Desde sempre a conversa flui. Os sentimentos, as coisas em comum. Não tivemos o embaraço inicial da falta de intimidade nos assuntos, pois quando ficamos juntos, já nos conhecíamos até certo ponto. Quando uma maior intimidade é colocada numa relação, podem aparecer problemas, mas conosco, foi muito natural e gostoso ter mais intimidade.

Continuamos trabalhando juntos. Agora, estamos sempre juntos. Nesse período em que estou em São Paulo e ele em Santa Maria tem sido difícil... para nós dois. Mas, logo, logo, estaremos juntos. Eu tenho certeza de que o amo demais e sei que sou amada também.

Esta é a nossa história de amor, que terá sempre um final feliz, independente de qual seja ele, porque somos, antes de tudo, companheiros de jornada.

2 comentários:

Anônimo disse...

Eu quero dizer que escrevo essas palavras enquanto limpo minhas lágrimas que caem sobre o teclado. E isso não é apenas um jeito "legal" para introduzir minhas palavras.Choro de verdade e sem conseguir parar.

Ao ler essa história pude relembrar cada segundo da nossa relação. Cada momento que somados um a um fazem de nós como somos hoje.

Sei que estamos longe, mas mesmo com toda essa distância posso sentir tua presença sempre comigo. Você sempre foi, mesmo antes de ser minha namorada, minha companheira e vai continuar sendo eternamente.

Me fogem as palavras para descrever como realmente estou me sentindo nesse momento.

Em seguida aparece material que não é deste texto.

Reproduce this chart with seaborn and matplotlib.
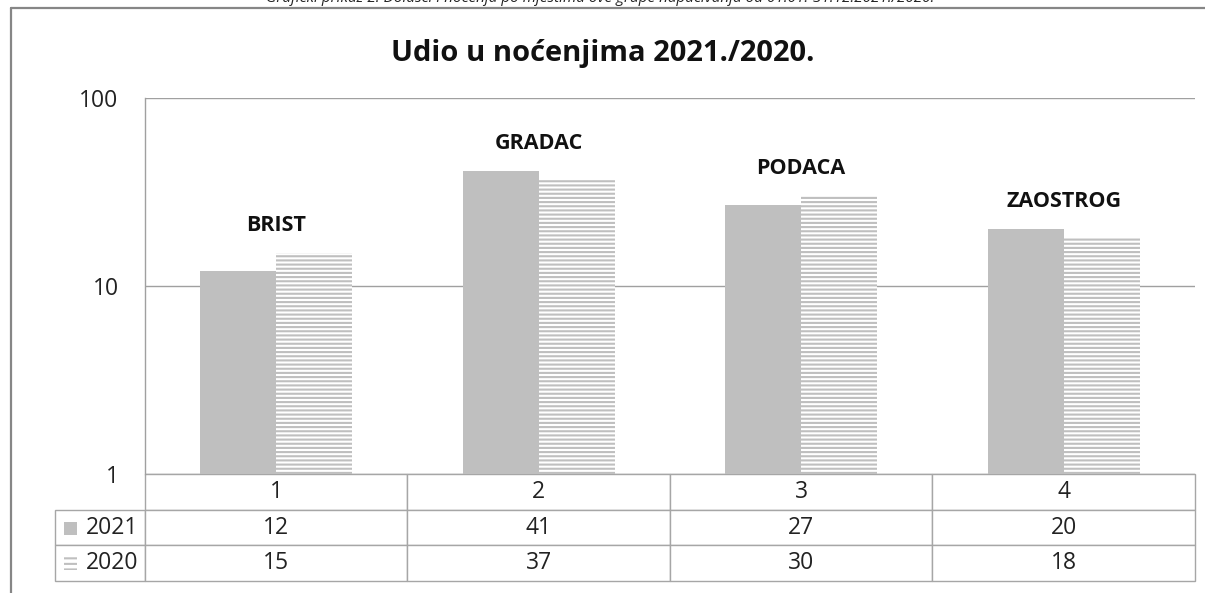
import pandas as pd
import seaborn as sns
import matplotlib.pyplot as plt
from matplotlib.patches import Rectangle
from matplotlib.lines import Line2D
from matplotlib.ticker import NullLocator

# Podaci s grafa
mjesta = ['BRIST', 'GRADAC', 'PODACA', 'ZAOSTROG']
stupci = ['1', '2', '3', '4']
godine = ['2021', '2020']
udio_2021 = [12, 41, 27, 20]
udio_2020 = [15, 37, 30, 18]

naslov = 'Udio u noćenjima 2021./2020.'
opis = ('Grafički prikaz 2. Dolasci i noćenja po mjestima ove grupe '
        'napučivanja od 01.01.-31.12.2021./2020.')

sns.set_theme(style='white')
plt.rcParams['font.family'] = ['Open Sans', 'DejaVu Sans']
plt.rcParams['hatch.linewidth'] = 1.5

df = pd.DataFrame({
    'stupac': stupci * 2,
    'godina': ['2021'] * 4 + ['2020'] * 4,
    'udio': udio_2021 + udio_2020,
})

W, H = 1205, 593
fig = plt.figure(figsize=(W / 100, H / 100), dpi=100)
ax = fig.add_axes([145 / W, (H - 474) / H, 1050 / W, 376 / H])

siva = '#bfbfbf'
sns.barplot(data=df, x='stupac', y='udio', hue='godina', hue_order=godine,
            palette={'2021': siva, '2020': siva}, saturation=1, width=0.58,
            legend=False, ax=ax)
ax.set_yscale('log', nonpositive='clip')

for bar in ax.containers[0]:
    bar.set_linewidth(0)
for bar in ax.containers[1]:
    bar.set_facecolor('white')
    bar.set_edgecolor(siva)
    bar.set_hatch('----')
    bar.set_linewidth(0)

ax.set_ylim(1, 100)
ax.set_xlim(-0.5, 3.5)
ax.set_yticks([1, 10, 100], labels=['1', '10', '100'])
ax.yaxis.set_minor_locator(NullLocator())
ax.tick_params(axis='y', length=0, pad=19, labelsize=16.5, colors='#222222')
ax.set_xticks([])
ax.set_xlabel('')
ax.set_ylabel('')
ax.set_axisbelow(True)
ax.grid(True, axis='y', which='major', color='#a0a0a0', lw=1)
for s in ['top', 'right', 'bottom']:
    ax.spines[s].set_visible(False)
ax.spines['left'].set_color('#a0a0a0')
ax.spines['left'].set_linewidth(1)

# nazivi mjesta iznad stupaca
for i, (ime, a, b) in enumerate(zip(mjesta, udio_2021, udio_2020)):
    ax.annotate(ime, (i, max(a, b)), xytext=(0, 20), textcoords='offset points',
                ha='center', va='center', fontsize=15.5, fontweight='bold',
                color='#111111')

# tablica podataka ispod grafa
def ax_x(px):
    return (px - 145) / 1050

def ax_y(py):
    return (474 - py) / 376

redovi = [[''] + stupci,
          [godine[0]] + [str(v) for v in udio_2021],
          [godine[1]] + [str(v) for v in udio_2020]]
tb = ax.table(cellText=redovi, cellLoc='center',
              colWidths=[90 / 1140] + [262.5 / 1140] * 4,
              bbox=[ax_x(55), ax_y(581), (1195 - 55) / 1050, (581 - 474) / 376])
tb.auto_set_font_size(False)
tb.set_fontsize(16.5)
for (r, c), cell in tb.get_celld().items():
    cell.set_edgecolor('#a6a6a6')
    cell.set_linewidth(1)
    cell.get_text().set_color('#222222')
    if c == 0:
        cell.get_text().set_horizontalalignment('right')
        cell._loc = 'right'
        cell.PAD = 0.07
tb[0, 0].set_visible(False)

# oznake legende u tablici
ax.add_patch(Rectangle((ax_x(64), ax_y(535)), 13 / 1050, 13 / 376,
                       transform=ax.transAxes, clip_on=False,
                       facecolor=siva, lw=0))
ax.add_patch(Rectangle((ax_x(64), ax_y(570)), 13 / 1050, 13 / 376,
                       transform=ax.transAxes, clip_on=False,
                       facecolor='white', edgecolor=siva, hatch='---', lw=0))

# naslov, okvir i odrezani opis
fig.text(0.5, (H - 53) / H, naslov, ha='center', va='center',
         fontsize=21, fontweight='bold', color='#111111')
fig.add_artist(Line2D([11 / W, 1], [(H - 8) / H] * 2, color='#868686', lw=1.6))
fig.add_artist(Line2D([11 / W] * 2, [0, (H - 8) / H], color='#868686', lw=1.6))
fig.text(600 / W, (H - 2) / H, opis, ha='center', va='baseline',
         fontsize=11, style='italic', color='#222222')

fig.savefig('out.png', dpi=100)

Só posso dizer MINHA LINDA, que eu te amo com todo meu coração. Você tudo pra mim...
...é a melhor coisa que já aconteceu na minha vida.

Beijos Minha Pintada!!!
Te dedico.

Graciela Borges disse...

Emoção é o que não falta ao ler a historia e a declaração de amor de um para o outro! Muito bom saber e ver o amor de vcs acontecer ...Felicidade é o que desejo à esse casal de artistas(e dos bons)..pq como conseguir isso só vcs sabem o caminho!!!!
Um grande beijo e muito sucesso nessa nova jornada..e qdo der voltem pra "terrinha", temos saudades!